HitGen社の次世代化合物ライブラリー活用創薬共同研究で複数のシード化合物獲得 田辺三菱製薬

 田辺三菱製薬は25日、HitGen(ヒットジェン、本社:中国)と2018年12月に締結した創薬標的分子に対するシード化合物の探索に係る共同研究契約の成果として、いくつかの標的分子に対するシード化合物を獲得したと発表した。HitGen社との共同研究契約は、昨年12月に契約期間を満了しており、今回その成果を公表したもの。
 シード化合物とは、ターゲットとなる創薬標的分子と結合する化合物を意味する。医薬品は、創薬から開発候補品になるまで、シード化合物からスタートし、ヒット化合物(創薬標的分子に対して活性が認められる化合物)、リード化合物(活性が認められ、医薬品として適切な性質を持つ化合物)となり、医薬品への開発に進んでいく。
 3年間の共同研究では、複数の創薬標的分子について、 HitGen独自の1兆種類以上の化合物から構成される次世代化合物ライブラリー(DNAタグ付きライブラリー:DELs)を用いて、低分子化合物で狙うことが難しいとされているアンドラッガブルターゲットに対してスクリーニングを実施し、いくつかの標的分子に対するシード化合物を獲得することができた。
 DNAタグ付きライブラリーは、DNAエンコードライブラリー(DNA Encoded Library (DEL))とも呼ばれる構造多様性を持つ化合物ライブラリーで、化合物ごとにデオキシリボ核酸(DNA)で標識することで化学構造の同定を可能にする。シード化合物は、医薬品として望ましい物理化学的性質を持ち、リード展開や最適化を容易にする。

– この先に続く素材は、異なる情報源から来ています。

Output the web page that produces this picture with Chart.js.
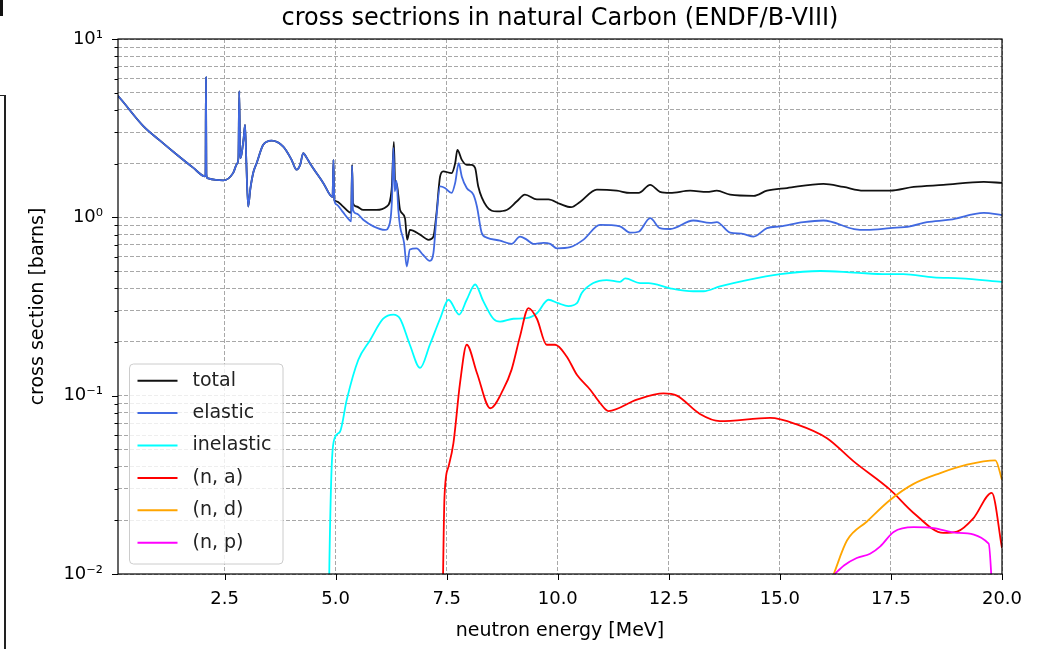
<!DOCTYPE html>
<html>
<head>
<meta charset="utf-8">
<title>cross sections in natural Carbon</title>
<script src="https://cdn.jsdelivr.net/npm/chart.js@4.4.1/dist/chart.umd.min.js"></script>
<style>
  html, body { margin: 0; padding: 0; background: #fff; }
  #wrap { position: relative; width: 1050px; height: 649px; overflow: hidden; }
  #chart { position: absolute; left: 0; top: 0; }
</style>
</head>
<body>
<div id="wrap">
  <canvas id="chart" width="1050" height="649"></canvas>
  <div style="position:absolute;left:0;top:0;width:3px;height:16px;background:#111"></div>
  <div style="position:absolute;left:0;top:95px;width:4px;height:560px;border-top:1px solid #222;border-right:2px solid #222"></div>
</div>
<script>
// energy grid [MeV] and cross sections [barns], ENDF/B-VIII natural C
const totalE = [0.1, 0.18, 0.67, 1.04, 1.42, 1.79, 2.06, 2.07, 2.08, 2.09, 2.11, 2.3, 2.47, 2.69, 2.78, 2.81, 2.83, 2.85, 2.88, 2.93,
  2.96, 2.99, 3.03, 3.08, 3.15, 3.22, 3.37, 3.56, 3.82, 4.0, 4.12, 4.2, 4.27, 4.35, 4.42, 4.72, 4.93, 4.95, 4.97, 5.02,
  5.15, 5.3, 5.35, 5.37, 5.39, 5.47, 5.62, 5.92, 6.15, 6.26, 6.31, 6.34, 6.37, 6.45, 6.56, 6.61, 6.67, 6.9, 7.09, 7.2,
  7.27, 7.35, 7.42, 7.61, 7.69, 7.74, 7.84, 7.95, 8.06, 8.14, 8.21, 8.4, 8.63, 8.85, 9.08, 9.26, 9.53, 9.79, 10.05, 10.3,
  10.5, 10.88, 11.33, 11.63, 11.82, 12.08, 12.3, 12.53, 12.98, 13.36, 13.58, 13.88, 14.41, 14.71, 15.16, 15.98, 16.43, 16.88, 17.48, 18.01,
  18.68, 19.59, 20.0];
const totalXs = [4.8, 4.55, 3.25, 2.7, 2.25, 1.9, 1.7, 1.75, 6.1, 1.75, 1.66, 1.62, 1.61, 1.77, 2.0, 2.15, 5.1, 2.15, 2.25, 2.8,
  3.3, 2.0, 1.15, 1.45, 1.8, 2.01, 2.55, 2.69, 2.49, 2.12, 1.85, 1.97, 2.29, 2.15, 2.01, 1.56, 1.3, 2.1, 1.25, 1.23,
  1.16, 1.07, 1.06, 1.97, 1.2, 1.15, 1.1, 1.1, 1.15, 1.43, 2.65, 1.5, 1.56, 1.1, 0.99, 0.748, 0.85, 0.8, 0.748, 0.78,
  1.055, 1.69, 1.81, 1.77, 2.01, 2.39, 2.1, 1.97, 1.97, 1.89, 1.49, 1.15, 1.08, 1.1, 1.23, 1.34, 1.26, 1.26, 1.19, 1.14,
  1.22, 1.43, 1.41, 1.37, 1.37, 1.52, 1.39, 1.37, 1.41, 1.39, 1.41, 1.34, 1.32, 1.41, 1.46, 1.54, 1.48, 1.41, 1.41, 1.48,
  1.52, 1.58, 1.56];

const elasticE = [0.1, 0.18, 0.67, 1.04, 1.42, 1.79, 2.06, 2.07, 2.08, 2.09, 2.11, 2.3, 2.47, 2.69, 2.78, 2.81, 2.83, 2.85, 2.88, 2.93,
  2.96, 2.99, 3.03, 3.08, 3.15, 3.22, 3.37, 3.56, 3.82, 4.0, 4.12, 4.2, 4.27, 4.35, 4.42, 4.72, 4.93, 4.95, 4.97, 5.02,
  5.15, 5.32, 5.35, 5.37, 5.39, 5.47, 5.62, 5.85, 6.11, 6.22, 6.27, 6.3, 6.33, 6.37, 6.41, 6.45, 6.54, 6.6, 6.67, 6.82,
  6.97, 7.12, 7.2, 7.27, 7.35, 7.46, 7.61, 7.69, 7.77, 7.84, 7.95, 8.1, 8.18, 8.29, 8.4, 8.7, 8.96, 9.15, 9.3, 9.45,
  9.68, 9.83, 9.98, 10.28, 10.58, 10.95, 11.4, 11.63, 11.82, 12.08, 12.3, 12.53, 13.05, 13.43, 13.58, 13.88, 14.14, 14.41, 14.71, 15.01,
  15.53, 15.98, 16.67, 16.96, 17.48, 17.93, 18.31, 18.83, 19.59, 20.0];
const elasticXs = [4.8, 4.55, 3.25, 2.7, 2.25, 1.9, 1.7, 1.75, 6.1, 1.75, 1.66, 1.62, 1.61, 1.77, 2.0, 2.15, 5.1, 2.15, 2.25, 2.8,
  3.3, 2.0, 1.15, 1.45, 1.8, 2.01, 2.55, 2.69, 2.49, 2.12, 1.85, 1.97, 2.29, 2.15, 2.01, 1.56, 1.3, 2.1, 1.25, 1.18,
  1.08, 0.96, 0.95, 1.95, 1.1, 1.05, 0.97, 0.89, 0.85, 0.93, 1.3, 2.45, 1.4, 1.6, 1.1, 0.89, 0.72, 0.53, 0.66, 0.67,
  0.615, 0.57, 0.63, 1.01, 1.49, 1.46, 1.37, 1.56, 2.01, 1.69, 1.46, 1.34, 1.15, 0.815, 0.77, 0.74, 0.71, 0.78, 0.75, 0.71,
  0.72, 0.71, 0.67, 0.68, 0.75, 0.907, 0.89, 0.82, 0.83, 0.99, 0.87, 0.86, 0.96, 0.93, 0.94, 0.82, 0.81, 0.78, 0.87, 0.89,
  0.94, 0.96, 0.86, 0.85, 0.87, 0.89, 0.94, 0.97, 1.06, 1.03];

const inelasticE = [4.84, 4.86, 4.91, 4.98, 5.1, 5.25, 5.51, 5.77, 6.07, 6.3, 6.45, 6.67, 6.9, 7.12, 7.35, 7.54, 7.78, 7.95, 8.14, 8.32,
  8.55, 8.7, 9.0, 9.3, 9.53, 9.79, 10.01, 10.24, 10.43, 10.54, 10.8, 11.1, 11.4, 11.52, 11.85, 12.04, 12.53, 13.05, 13.28, 13.65,
  14.26, 15.01, 15.91, 16.67, 17.41, 17.78, 18.46, 19.06, 20.0];
const inelasticXs = [0.005, 0.012, 0.04, 0.058, 0.063, 0.095, 0.159, 0.204, 0.27, 0.285, 0.27, 0.193, 0.143, 0.193, 0.27, 0.345, 0.285, 0.345, 0.42, 0.34,
  0.27, 0.26, 0.27, 0.272, 0.29, 0.345, 0.33, 0.318, 0.33, 0.376, 0.428, 0.445, 0.435, 0.455, 0.428, 0.428, 0.4, 0.385, 0.385, 0.41,
  0.445, 0.48, 0.5, 0.49, 0.48, 0.48, 0.46, 0.455, 0.435];

const alphaE = [7.4, 7.45, 7.54, 7.65, 7.8, 7.95, 8.18, 8.48, 8.77, 8.96, 9.15, 9.34, 9.53, 9.75, 9.94, 10.2, 10.43, 10.73, 10.95, 11.14,
  11.78, 12.38, 12.68, 13.2, 13.65, 14.78, 15.38, 16.06, 16.66, 17.48, 18.01, 18.68, 18.99, 19.36, 19.77, 20.0];
const alphaXs = [0.005, 0.0272, 0.04, 0.054, 0.118, 0.193, 0.134, 0.085, 0.108, 0.14, 0.215, 0.31, 0.27, 0.193, 0.193, 0.166, 0.131, 0.108, 0.091, 0.082,
  0.095, 0.103, 0.1, 0.079, 0.072, 0.075, 0.069, 0.0577, 0.0428, 0.0297, 0.022, 0.017, 0.0173, 0.0206, 0.0285, 0.014];

const deutE = [16.2, 16.51, 16.96, 17.48, 18.01, 18.61, 19.21, 19.85, 20.0];
const deutXs = [0.0098, 0.0154, 0.0197, 0.026, 0.032, 0.0368, 0.041, 0.0434, 0.0338];

const protE = [16.2, 16.45, 16.73, 17.03, 17.26, 17.56, 18.01, 18.46, 18.99, 19.7, 19.82];
const protXs = [0.0098, 0.0112, 0.0123, 0.013, 0.0143, 0.0172, 0.0183, 0.0181, 0.017, 0.0148, 0.005];

const xTicks = [2.5, 5, 7.5, 10, 12.5, 15, 17.5, 20];
const yDecades = [-2, -1, 0, 1];

const FONT = "'DejaVu Sans'";
const SUP = { "-": "\u207B", "0": "\u2070", "1": "\u00B9", "2": "\u00B2", "3": "\u00B3" };

const pts = (e, s) => e.map((x, i) => ({ x, y: s[i] }));
const isDecade = v => Math.abs(Math.log10(v) - Math.round(Math.log10(v))) < 1e-9;

function logTicks() {
  const out = [];
  const last = yDecades[yDecades.length - 1];
  for (let d = yDecades[0]; d < last; d++) {
    for (let m = 1; m < 10; m++) out.push({ value: +(m * Math.pow(10, d)).toPrecision(3) });
  }
  out.push({ value: Math.pow(10, last) });
  return out;
}

function line(label, e, s, color, order) {
  return {
    label, data: pts(e, s), borderColor: color, backgroundColor: color,
    borderWidth: 1.8, pointRadius: 0, fill: false,
    cubicInterpolationMode: "monotone", order
  };
}

// frame, tick marks and the legend box
const decor = {
  id: "decor",
  afterDatasetsDraw(chart) {
    const { ctx, chartArea: a, scales: { x, y } } = chart;
    ctx.save();
    ctx.strokeStyle = "#000";
    ctx.lineWidth = 1;
    ctx.beginPath();
    y.ticks.forEach(t => {
      const py = Math.round(y.getPixelForValue(t.value)) + 0.5;
      const len = isDecade(t.value) ? 6 : 3.5;
      ctx.moveTo(a.left - len, py);
      ctx.lineTo(a.left, py);
    });
    x.ticks.forEach(t => {
      const px = Math.round(x.getPixelForValue(t.value)) + 0.5;
      ctx.moveTo(px, a.bottom);
      ctx.lineTo(px, a.bottom + 6);
    });
    ctx.stroke();
    ctx.lineWidth = 1.2;
    ctx.strokeRect(a.left, a.top, a.right - a.left, a.bottom - a.top);

    // legend
    const bx = a.left + 11.5, bw = 153.5, bh = 200, by = a.bottom - 10 - bh;
    ctx.beginPath();
    ctx.roundRect(bx, by, bw, bh, 4);
    ctx.fillStyle = "rgba(255,255,255,0.8)";
    ctx.fill();
    ctx.strokeStyle = "#cccccc";
    ctx.lineWidth = 1;
    ctx.stroke();
    ctx.font = "19px " + FONT;
    ctx.textBaseline = "middle";
    ctx.textAlign = "left";
    chart.data.datasets.forEach((ds, i) => {
      const cy = by + 16.7 + i * 32.4;
      ctx.strokeStyle = ds.borderColor;
      ctx.lineWidth = 2;
      ctx.beginPath();
      ctx.moveTo(bx + 8, cy);
      ctx.lineTo(bx + 48, cy);
      ctx.stroke();
      ctx.fillStyle = "#222";
      ctx.fillText(ds.label, bx + 63, cy);
    });
    ctx.restore();
  }
};

Chart.defaults.font.family = FONT;
Chart.defaults.color = "#000";

new Chart(document.getElementById("chart"), {
  type: "line",
  data: {
    datasets: [
      line("total", totalE, totalXs, "#111111", 6),
      line("elastic", elasticE, elasticXs, "royalblue", 5),
      line("inelastic", inelasticE, inelasticXs, "cyan", 4),
      line("(n, a)", alphaE, alphaXs, "red", 3),
      line("(n, d)", deutE, deutXs, "orange", 2),
      line("(n, p)", protE, protXs, "magenta", 1)
    ]
  },
  options: {
    responsive: false,
    animation: false,
    devicePixelRatio: 1,
    layout: { padding: { top: 0, right: 48, bottom: 0, left: 0 } },
    plugins: {
      legend: { display: false },
      tooltip: { enabled: false },
      title: {
        display: true,
        fullSize: false,
        text: "cross sectrions in natural Carbon (ENDF/B-VIII)",
        font: { size: 24, weight: "normal" },
        color: "#000",
        padding: { top: 4, bottom: 6.2 }
      }
    },
    scales: {
      x: {
        type: "linear",
        min: 0.1,
        max: 20,
        afterBuildTicks: s => { s.ticks = xTicks.map(v => ({ value: v })); },
        afterFit: s => { s.height = 75; s.paddingLeft = 0; s.paddingRight = 0; },
        ticks: {
          autoSkip: false, maxRotation: 0, padding: 15,
          font: { size: 18 }, color: "#000",
          callback: v => v.toFixed(1)
        },
        grid: { color: "#a8a8a8", lineWidth: 1, drawTicks: false },
        border: { display: false, dash: [4, 2] },
        title: {
          display: true, text: "neutron energy [MeV]",
          font: { size: 19 }, color: "#000", padding: { top: 0, bottom: 7 }
        }
      },
      y: {
        type: "logarithmic",
        min: 0.01,
        max: 10,
        afterBuildTicks: s => { s.ticks = logTicks(); },
        afterFit: s => { s.width = 118; s.paddingTop = 0; s.paddingBottom = 0; },
        ticks: {
          autoSkip: false, padding: 15,
          font: { size: 18 }, color: "#000",
          callback: v => {
            if (!isDecade(v)) return "";
            const e = String(Math.round(Math.log10(v)));
            return "10" + e.split("").map(c => SUP[c]).join("");
          }
        },
        grid: { color: "#a8a8a8", lineWidth: 1, drawTicks: false },
        border: { display: false, dash: [4, 2] },
        title: {
          display: true, text: "cross section [barns]",
          font: { size: 19 }, color: "#000", padding: { top: 27, bottom: 0 }
        }
      }
    }
  },
  plugins: [decor]
});
</script>
</body>
</html>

 今後、田辺三菱製薬は、これらのシード化合物の合成展開によりヒット・リード化合物の創出を行い、2030年のめざす姿として策定した「VISION 30」実現にむけた成長戦略骨子の一つである「プレシジョンメディシン」への取り組みを進めて、画期的な治療薬の創製に向け、創薬研究を進めていく。